Ganas? Não temos
Acusam os portugueses de cobardia, ou na melhor das hipóteses de falta de nervo quando os comparam com os gregos, os islandeses e os irlandeses. Evocam os conhecidos versos do O'Neill para confirmar, desconsolados, que o tempo passa e a natureza lusa permanece mansa, quase vegetal. Os portugueses abstractos continuam a vergonha dos portugueses concretos. A indignação é pública e notória quando os portugueses concretos, agitadamente sentados à mesa de tertúlias televisivas ou a derramar as suas prosas incendiárias em colunas de jornais, fustigam os portugueses abstractos clamando por mais agitação popular.
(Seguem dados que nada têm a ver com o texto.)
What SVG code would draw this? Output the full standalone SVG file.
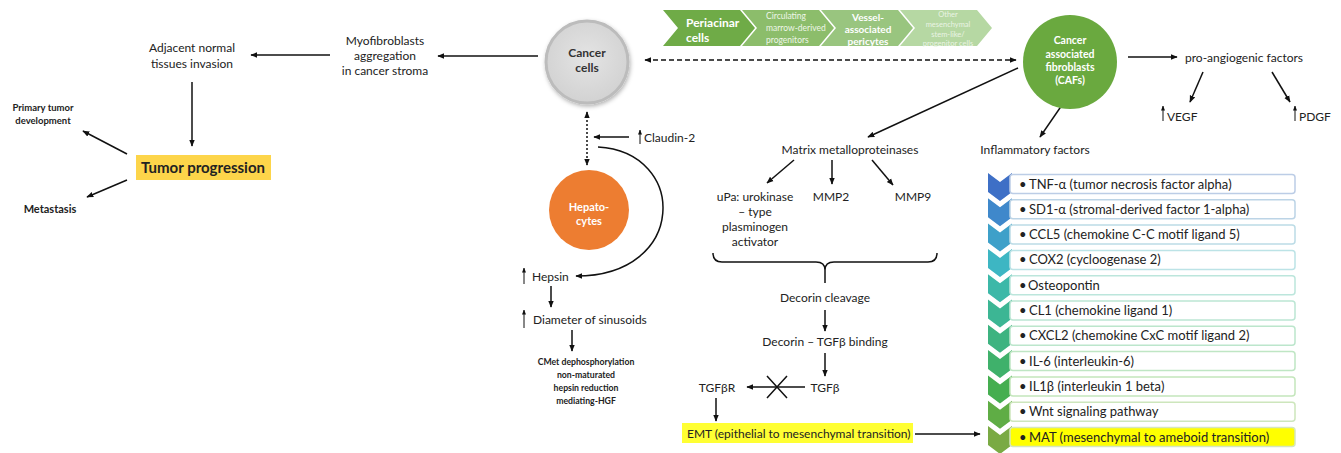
<svg xmlns="http://www.w3.org/2000/svg" width="1341" height="453" viewBox="0 0 1341 453">
<style>
text{font-family:Lato,"Liberation Sans",Arial,sans-serif;fill:#222;}
.t{font-size:12px;}
.tc{font-size:12px;text-anchor:middle;}
.b{font-weight:bold;}
.ln{stroke:#111;stroke-width:1.5;fill:none;}
.arr{stroke:#111;stroke-width:1.5;fill:none;marker-end:url(#ah);}
.up{stroke:#111;stroke-width:1;fill:none;marker-end:url(#ahs);}
.li{font-size:13px;fill:#222;}
.box{fill:#fff;stroke-width:1.5;}
.cw{fill:#fff;text-anchor:middle;font-weight:bold;}
.wl{fill:#fff;font-weight:bold;}
.pale{fill:#eef6e8;}
.pale2{fill:#eaf4e3;text-anchor:middle;}
.dk{fill:#333;text-anchor:middle;font-weight:bold;}
</style>
<defs>
<marker id="ah" viewBox="0 0 10 10" refX="9" refY="5" markerWidth="7" markerHeight="7" markerUnits="userSpaceOnUse" orient="auto-start-reverse"><path d="M0,1 L10,5 L0,9 z" fill="#111"/></marker>
<marker id="ahs" viewBox="0 0 10 10" refX="9" refY="5" markerWidth="5" markerHeight="5" markerUnits="userSpaceOnUse" orient="auto"><path d="M0,1 L10,5 L0,9 z" fill="#111"/></marker>
<radialGradient id="gGray" cx="50%" cy="45%" r="55%"><stop offset="0" stop-color="#e4e4e4"/><stop offset="1" stop-color="#d2d2d2"/></radialGradient>
<filter id="sh" x="-30%" y="-30%" width="160%" height="160%"><feDropShadow dx="1" dy="2" stdDeviation="2" flood-color="#000" flood-opacity="0.3"/></filter>
</defs>

<g id="connectors">
<line class="arr" x1="330" y1="55" x2="251" y2="55"/>
<line class="arr" x1="538" y1="56" x2="438" y2="56"/>
<line class="arr" x1="192" y1="82" x2="192" y2="146"/>
<line class="arr" x1="127" y1="154" x2="83" y2="131"/>
<line class="arr" x1="127" y1="180" x2="87" y2="197"/>
<line x1="645" y1="60" x2="1016" y2="60" stroke="#111" stroke-width="1.5" stroke-dasharray="5 3" marker-start="url(#ah)" marker-end="url(#ah)"/>
<line x1="587" y1="112" x2="587" y2="165" stroke="#111" stroke-width="1.5" stroke-dasharray="2 2" marker-start="url(#ah)" marker-end="url(#ah)"/>
<line class="arr" x1="629" y1="137" x2="594" y2="137"/>
<path class="arr" d="M598,147 C688,152 688,276 576,276"/>
<line class="arr" x1="551" y1="286" x2="551" y2="307"/>
<line class="arr" x1="572" y1="330" x2="572" y2="351"/>
<line class="arr" x1="1018" y1="68" x2="868" y2="137"/>
<line class="arr" x1="1062" y1="105" x2="1040" y2="137"/>
<line class="arr" x1="1128" y1="57" x2="1177" y2="57"/>
<line class="arr" x1="1203" y1="72" x2="1190" y2="102"/>
<line class="arr" x1="1272" y1="72" x2="1290" y2="102"/>
<line class="arr" x1="794" y1="160" x2="767" y2="183"/>
<line class="arr" x1="832" y1="160" x2="832" y2="184"/>
<line class="arr" x1="872" y1="160" x2="893" y2="185"/>
<path class="ln" d="M713,253 Q713,262 722,262 L816,262 Q825,262 825,270 Q825,262 834,262 L928,262 Q937,262 937,253 M825,270 L825,283"/>
<line class="arr" x1="825" y1="310" x2="825" y2="331"/>
<line class="arr" x1="825" y1="353" x2="825" y2="376"/>
<line class="arr" x1="805" y1="387" x2="747" y2="387"/>
<path class="ln" d="M767,376 L787,398 M787,376 L767,398"/>
<line class="arr" x1="716" y1="398" x2="716" y2="421"/>
<line class="arr" x1="915" y1="434" x2="980" y2="434"/>
<line class="up" x1="640" y1="144" x2="640" y2="130"/>
<line class="up" x1="524" y1="284" x2="524" y2="268"/>
<line class="up" x1="524" y1="328" x2="524" y2="310"/>
<line class="up" x1="1163" y1="121" x2="1163" y2="106"/>
<line class="up" x1="1295" y1="121" x2="1295" y2="106"/>
</g>

<g id="adjacent"><text class="tc" x="192" y="52">Adjacent normal</text><text class="tc" x="192" y="68">tissues invasion</text></g>
<g id="myofibroblasts"><text class="tc" x="385" y="45">Myofibroblasts</text><text class="tc" x="385" y="60">aggregation</text><text class="tc" x="385" y="75">in cancer stroma</text></g>
<g id="tumor-progression"><rect x="136" y="155" width="135" height="25" fill="#fdd54a"/><text x="203" y="172.5" text-anchor="middle" font-size="15" font-weight="bold">Tumor progression</text></g>
<g id="primary"><text class="b" x="43" y="111" font-size="9.5" text-anchor="middle">Primary tumor</text><text class="b" x="43" y="124" font-size="9.5" text-anchor="middle">development</text></g>
<g id="metastasis"><text class="b" x="50" y="213" font-size="11" text-anchor="middle">Metastasis</text></g>

<g id="cancer-cells"><circle cx="587" cy="62" r="41" fill="url(#gGray)" stroke="#bcbcbc" stroke-width="3" filter="url(#sh)"/><text class="dk" x="587" y="57" font-size="12">Cancer</text><text class="dk" x="587" y="72" font-size="12">cells</text></g>

<g id="chevrons">
<polygon points="663,10 740,10 755,28 740,46 663,46 678,28" fill="#6fab47"/>
<polygon points="742,10 819,10 834,28 819,46 742,46 757,28" fill="#8cbd6b"/>
<polygon points="821,10 898,10 913,28 898,46 821,46 836,28" fill="#99c57f"/>
<polygon points="900,10 977,10 992,28 977,46 900,46 915,28" fill="#b6d8a3"/>
<text class="wl" x="686" y="27" font-size="12">Periacinar</text>
<text class="wl" x="686" y="42" font-size="12">cells</text>
<text class="pale" x="766" y="19" font-size="8.5">Circulating</text>
<text class="pale" x="766" y="31" font-size="8.5">marrow-derived</text>
<text class="pale" x="766" y="43" font-size="8.5">progenitors</text>
<text class="cw" x="868" y="21" font-size="10">Vessel-</text>
<text class="cw" x="868" y="33" font-size="10">associated</text>
<text class="cw" x="868" y="45" font-size="10">pericytes</text>
<text class="pale2" x="948" y="17" font-size="7.5">Other</text>
<text class="pale2" x="948" y="27" font-size="7.5">mesenchymal</text>
<text class="pale2" x="948" y="37" font-size="7.5">stem-like/</text>
<text class="pale2" x="948" y="46" font-size="7.5">progenitor cells</text>
</g>

<g id="cafs"><circle cx="1070" cy="62" r="47" fill="#6aa93f"/>
<text class="cw" x="1070" y="44" font-size="10.5">Cancer</text>
<text class="cw" x="1070" y="58" font-size="10.5">associated</text>
<text class="cw" x="1070" y="71" font-size="10.5">fibroblasts</text>
<text class="cw" x="1070" y="84" font-size="10.5">(CAFs)</text></g>

<g id="pro-angiogenic"><text class="tc" x="1244" y="62">pro-angiogenic factors</text></g>
<g id="vegf"><text class="t" x="1167" y="121">VEGF</text></g>
<g id="pdgf"><text class="t" x="1299" y="121">PDGF</text></g>

<g id="claudin"><text class="t" x="644" y="142">Claudin-2</text></g>
<g id="hepatocytes"><circle cx="589" cy="210" r="40" fill="#ed7d31"/><text class="cw" x="589" y="211" font-size="11">Hepato-</text><text class="cw" x="589" y="225" font-size="11">cytes</text></g>
<g id="hepsin"><text class="t" x="532" y="281">Hepsin</text></g>
<g id="diameter"><text class="t" x="533" y="324">Diameter of sinusoids</text></g>
<g id="cmet"><text x="586" y="365" font-size="8.7" font-weight="bold" text-anchor="middle">CMet dephosphorylation</text><text x="586" y="378" font-size="8.7" font-weight="bold" text-anchor="middle">non-maturated</text><text x="586" y="391" font-size="8.7" font-weight="bold" text-anchor="middle">hepsin reduction</text><text x="586" y="404" font-size="8.7" font-weight="bold" text-anchor="middle">mediating-HGF</text></g>

<g id="mmp"><text class="tc" x="850" y="154">Matrix metalloproteinases</text></g>
<g id="inflammatory"><text class="tc" x="1035" y="154">Inflammatory factors</text></g>
<g id="upa"><text class="tc" x="755" y="201">uPa: urokinase</text><text class="tc" x="755" y="216">– type</text><text class="tc" x="755" y="231">plasminogen</text><text class="tc" x="755" y="246">activator</text></g>
<g id="mmp2"><text class="tc" x="831" y="201">MMP2</text></g>
<g id="mmp9"><text class="tc" x="913" y="201">MMP9</text></g>
<g id="decorin-cleavage"><text class="tc" x="825" y="302">Decorin cleavage</text></g>
<g id="decorin-binding"><text class="tc" x="825" y="346">Decorin – TGFβ binding</text></g>
<g id="tgfb"><text class="tc" x="825" y="392">TGFβ</text></g>
<g id="tgfbr"><text class="tc" x="717" y="392">TGFβR</text></g>
<g id="emt"><rect x="682" y="423" width="231" height="20" fill="#ffff33"/><text class="t" x="687" y="437.5" font-size="11.5">EMT (epithelial  to mesenchymal transition)</text></g>

<g id="factor-list">
<polygon points="988,173 1000,182 1012,173 1012,192 1000,201 988,192" fill="#3e6fc6"/>
<polygon points="988,198.3 1000,207.3 1012,198.3 1012,217.3 1000,226.3 988,217.3" fill="#3f88cb"/>
<polygon points="988,223.6 1000,232.6 1012,223.6 1012,242.6 1000,251.6 988,242.6" fill="#3ea0c9"/>
<polygon points="988,248.9 1000,257.9 1012,248.9 1012,267.9 1000,276.9 988,267.9" fill="#3db6c3"/>
<polygon points="988,274.2 1000,283.2 1012,274.2 1012,293.2 1000,302.2 988,293.2" fill="#3cb8a8"/>
<polygon points="988,299.5 1000,308.5 1012,299.5 1012,318.5 1000,327.5 988,318.5" fill="#3cb694"/>
<polygon points="988,324.8 1000,333.8 1012,324.8 1012,343.8 1000,352.8 988,343.8" fill="#3db380"/>
<polygon points="988,350.1 1000,359.1 1012,350.1 1012,369.1 1000,378.1 988,369.1" fill="#3fb16b"/>
<polygon points="988,375.4 1000,384.4 1012,375.4 1012,394.4 1000,403.4 988,394.4" fill="#45ae50"/>
<polygon points="988,400.7 1000,409.7 1012,400.7 1012,419.7 1000,428.7 988,419.7" fill="#5fad45"/>
<polygon points="988,426 1000,435 1012,426 1012,445 1000,454 988,445" fill="#7aaa44"/>
<rect class="box" x="1010" y="174.5" width="285" height="19" rx="3" stroke="#bccde6"/>
<rect class="box" x="1010" y="199.8" width="285" height="19" rx="3" stroke="#bcd4e6"/>
<rect class="box" x="1010" y="225.1" width="285" height="19" rx="3" stroke="#bcdce6"/>
<rect class="box" x="1010" y="250.4" width="285" height="19" rx="3" stroke="#bce3e6"/>
<rect class="box" x="1010" y="275.7" width="285" height="19" rx="3" stroke="#bce6dc"/>
<rect class="box" x="1010" y="301" width="285" height="19" rx="3" stroke="#bce6d4"/>
<rect class="box" x="1010" y="326.3" width="285" height="19" rx="3" stroke="#bce6cc"/>
<rect class="box" x="1010" y="351.6" width="285" height="19" rx="3" stroke="#bfe6c4"/>
<rect class="box" x="1010" y="376.9" width="285" height="19" rx="3" stroke="#c4e6bc"/>
<rect class="box" x="1010" y="402.2" width="285" height="19" rx="3" stroke="#cde6bc"/>
<rect x="1010" y="427.5" width="285" height="19" rx="3" fill="#ffff00" stroke="#d5e6bc" stroke-width="1.5"/>
<text class="li" x="1019" y="188.5">•<tspan x="1029">TNF-α (tumor necrosis factor alpha)</tspan></text>
<text class="li" x="1019" y="213.8">•<tspan x="1029">SD1-α (stromal-derived  factor 1-alpha)</tspan></text>
<text class="li" x="1019" y="239.1">•<tspan x="1029">CCL5 (chemokine C-C motif ligand 5)</tspan></text>
<text class="li" x="1019" y="264.4">•<tspan x="1029">COX2 (cycloogenase  2)</tspan></text>
<text class="li" x="1019" y="289.7">•<tspan x="1028">Osteopontin</tspan></text>
<text class="li" x="1019" y="315">•<tspan x="1029">CL1 (chemokine ligand 1)</tspan></text>
<text class="li" x="1019" y="340.3">•<tspan x="1029">CXCL2 (chemokine CxC motif ligand 2)</tspan></text>
<text class="li" x="1019" y="365.6">•<tspan x="1029">IL-6 (interleukin-6)</tspan></text>
<text class="li" x="1019" y="390.9">•<tspan x="1029">IL1β (interleukin  1 beta)</tspan></text>
<text class="li" x="1019" y="416.2">•<tspan x="1029">Wnt signaling pathway</tspan></text>
<text class="li" x="1019" y="441.5">•<tspan x="1029">MAT (mesenchymal to ameboid transition)</tspan></text>
</g>
</svg>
Não fosse esta saudável esquizofrenia e talvez o desespero já tivesse incendiado as nossas ruas. Chamo-lhe saudável não porque gera esta paz podre, mas porque nos salvaguarda de um mal maior, que é o da identificação pessoal com um colectivo que não funciona. Não é a cobardia nem a lassidão que nos tolhe, mas a falta de fé no todo que formamos, essa doença endémica que a História, a política recente e as estatísticas do Eurostat, da OCDE e outros organismos competentes, ajudam a explicar. Até a raiva precisa de esperança.